Graph 3: A much slower CPU (simulated 1/12th the performance of my desktop CPU - just multiplied the decomp time by 12). This graph is zoomed in to show detail at low network speeds. LZMA is the winner up to ~1MB/sec., then it plateaus because it's too slow to keep up on this slow ass CPU. LZHAM can sustain up to 3MB/sec, then Deflate takes over. From there LZ4 will eventually take over as the winner at the higher network rates because Deflate eventually won't be able to keep up. At the very highest network rates it makes more sense to not even bother using compression at all, because the CPU won't be able to keep up, even with LZ4.

My 2 cents: The "best" codec to use (where "best" minimizes the amount of time the user needs to wait for the full download) depends on the client's CPU speed, the codec's compression ratio, and the download (or disk) rate. A smart content server (that doesn't give a crap about how much data it actually sends over the network) could choose the best codec to use depending on these factors.

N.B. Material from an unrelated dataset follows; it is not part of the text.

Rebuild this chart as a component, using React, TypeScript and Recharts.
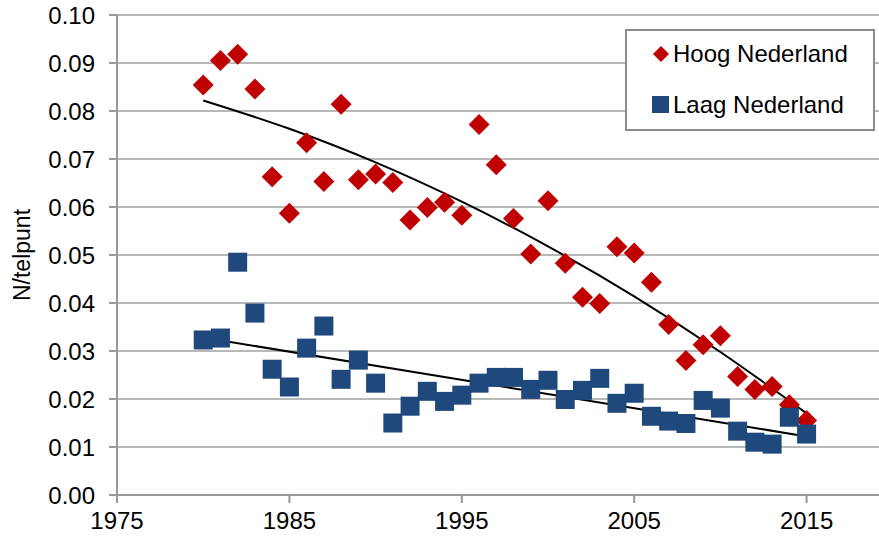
import React from 'react';
import {
  ComposedChart,
  Scatter,
  Line,
  XAxis,
  YAxis,
  CartesianGrid,
} from 'recharts';

// values
const years = [
  1980, 1981, 1982, 1983, 1984, 1985, 1986, 1987, 1988, 1989,
  1990, 1991, 1992, 1993, 1994, 1995, 1996, 1997, 1998, 1999,
  2000, 2001, 2002, 2003, 2004, 2005, 2006, 2007, 2008, 2009,
  2010, 2011, 2012, 2013, 2014, 2015,
];

const hoogNederland = [
  0.0854, 0.0905, 0.0918, 0.0846, 0.0663, 0.0587, 0.0734, 0.0653, 0.0814, 0.0657,
  0.0669, 0.0651, 0.0573, 0.0599, 0.061, 0.0583, 0.0772, 0.0688, 0.0576, 0.0502,
  0.0613, 0.0483, 0.0412, 0.0399, 0.0517, 0.0504, 0.0443, 0.0355, 0.028, 0.0313,
  0.0332, 0.0247, 0.022, 0.0226, 0.0188, 0.0155,
];

const laagNederland = [
  0.0323, 0.0327, 0.0485, 0.0379, 0.0262, 0.0225, 0.0306, 0.0352, 0.0241, 0.0281,
  0.0233, 0.015, 0.0185, 0.0216, 0.0195, 0.0208, 0.0233, 0.0245, 0.0245, 0.022,
  0.0239, 0.0199, 0.0218, 0.0243, 0.0191, 0.0212, 0.0164, 0.0154, 0.0149, 0.0197,
  0.0181, 0.0133, 0.011, 0.0106, 0.0162, 0.0127,
];

// trend lines as drawn in the reference
const hoogTrendYears = [1980, 1985, 1990, 1995, 2000, 2005, 2010, 2015];
const hoogTrend = [0.0822, 0.0763, 0.0693, 0.0611, 0.0518, 0.0414, 0.0298, 0.017];
const laagTrendYears = [1980, 2015];
const laagTrend = [0.0328, 0.0122];

const xTicks = [1975, 1985, 1995, 2005, 2015];
const yTicks = [0, 0.01, 0.02, 0.03, 0.04, 0.05, 0.06, 0.07, 0.08, 0.09, 0.1];

const RED = '#C00000';
const BLUE = '#1F497D';
const FONT = '"Liberation Sans", Arial, sans-serif';

const toRows = (xs: number[], ys: number[]) => xs.map((year, i) => ({ year, value: ys[i] }));

const hoogData = toRows(years, hoogNederland);
const laagData = toRows(years, laagNederland);
const hoogTrendData = toRows(hoogTrendYears, hoogTrend);
const laagTrendData = toRows(laagTrendYears, laagTrend);

const Diamond = (props: any) => {
  const { cx, cy } = props;
  const r = 10.5;
  return (
    <polygon
      points={`${cx},${cy - r} ${cx + r},${cy} ${cx},${cy + r} ${cx - r},${cy}`}
      fill={RED}
    />
  );
};

const Square = (props: any) => {
  const { cx, cy } = props;
  const s = 19;
  return <rect x={cx - s / 2} y={cy - s / 2} width={s} height={s} fill={BLUE} />;
};

const LegendBox = () => (
  <div
    style={{
      position: 'absolute',
      left: 625,
      top: 29,
      width: 250,
      height: 102,
      boxSizing: 'border-box',
      border: '2px solid #8c8c8c',
      background: '#fff',
      fontFamily: FONT,
      fontSize: 24,
      color: '#000',
    }}
  >
    <svg width={20} height={20} style={{ position: 'absolute', left: 24, top: 13 }}>
      <polygon points="10,2 18,10 10,18 2,10" fill={RED} />
    </svg>
    <div style={{ position: 'absolute', left: 46, top: 8, lineHeight: '30px' }}>Hoog Nederland</div>
    <svg width={18} height={18} style={{ position: 'absolute', left: 25, top: 65 }}>
      <rect x={0} y={0} width={17} height={17} fill={BLUE} />
    </svg>
    <div style={{ position: 'absolute', left: 46, top: 59, lineHeight: '30px' }}>Laag Nederland</div>
  </div>
);

const YLabel = (props: any) => {
  const { viewBox } = props;
  const x = 22;
  const y = viewBox.y + viewBox.height / 2;
  return (
    <text
      x={x}
      y={y}
      transform={`rotate(-90, ${x}, ${y})`}
      textAnchor="middle"
      dominantBaseline="central"
      fontFamily={FONT}
      fontSize={23}
      fill="#000"
    >
      N/telpunt
    </text>
  );
};

export default function App() {
  return (
    <div style={{ position: 'absolute', left: 0, top: 0, width: 879, height: 545, background: '#fff' }}>
      <ComposedChart
        width={879}
        height={545}
        margin={{ top: 15, right: 0, bottom: 0, left: 0 }}
      >
        <CartesianGrid vertical={false} stroke="#a0a0a0" strokeWidth={1.5} />
        <XAxis
          type="number"
          dataKey="year"
          domain={[1975, 2019.2]}
          ticks={xTicks}
          allowDataOverflow
          height={50}
          stroke="#999"
          strokeWidth={2}
          tickSize={8}
          tickMargin={9}
          tick={{ fill: '#000', fontSize: 24, fontFamily: FONT }}
        />
        <YAxis
          type="number"
          dataKey="value"
          domain={[0, 0.1]}
          ticks={yTicks}
          width={117}
          stroke="#999"
          strokeWidth={2}
          tickSize={8}
          tickMargin={14}
          tickFormatter={(v: number) => v.toFixed(2)}
          tick={{ fill: '#000', fontSize: 24, fontFamily: FONT }}
          label={<YLabel />}
        />
        <Scatter
          name="Hoog Nederland"
          data={hoogData}
          shape={<Diamond />}
          isAnimationActive={false}
        />
        <Scatter
          name="Laag Nederland"
          data={laagData}
          shape={<Square />}
          isAnimationActive={false}
        />
        <Line
          data={hoogTrendData}
          dataKey="value"
          type="monotone"
          stroke="#000"
          strokeWidth={2}
          dot={false}
          activeDot={false}
          legendType="none"
          isAnimationActive={false}
        />
        <Line
          data={laagTrendData}
          dataKey="value"
          type="linear"
          stroke="#000"
          strokeWidth={2}
          dot={false}
          activeDot={false}
          legendType="none"
          isAnimationActive={false}
        />
      </ComposedChart>
      <LegendBox />
    </div>
  );
}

To minimize content delivery (download) time on fast desktop CPU's, use something like LZMA or LZHAM. Single threaded LZMA doesn't scale beyond ~13MB/sec. on my CPU, where LZHAM will scale up to 95MB/sec. but has a slight download time penalty (around 1-4%) at the slower download rates.

On slow CPU's, LZMA plateaus very early. Beyond this download rate, LZHAM v1.0 is the winner, then Deflate followed by LZ4.

Of course, we do care about how much data must be downloaded, due to ISP caps, monthly rate plans, etc. In this scenario, we need to stick to using a high ratio codec like LZMA or LZHAM. LZMA doesn't scale well on slow CPU's, so we need something like LZHAM that has a similar ratio but scales more effectively.

To ultimately improve the current state of the art, we need a new codec with higher ratios than LZMA that doesn't run like a complete dog, use massive amounts of RAM, or require large #'s of cores to be practical. I don't know of any open source codecs that fit these requirements yet. Somebody needs to write one.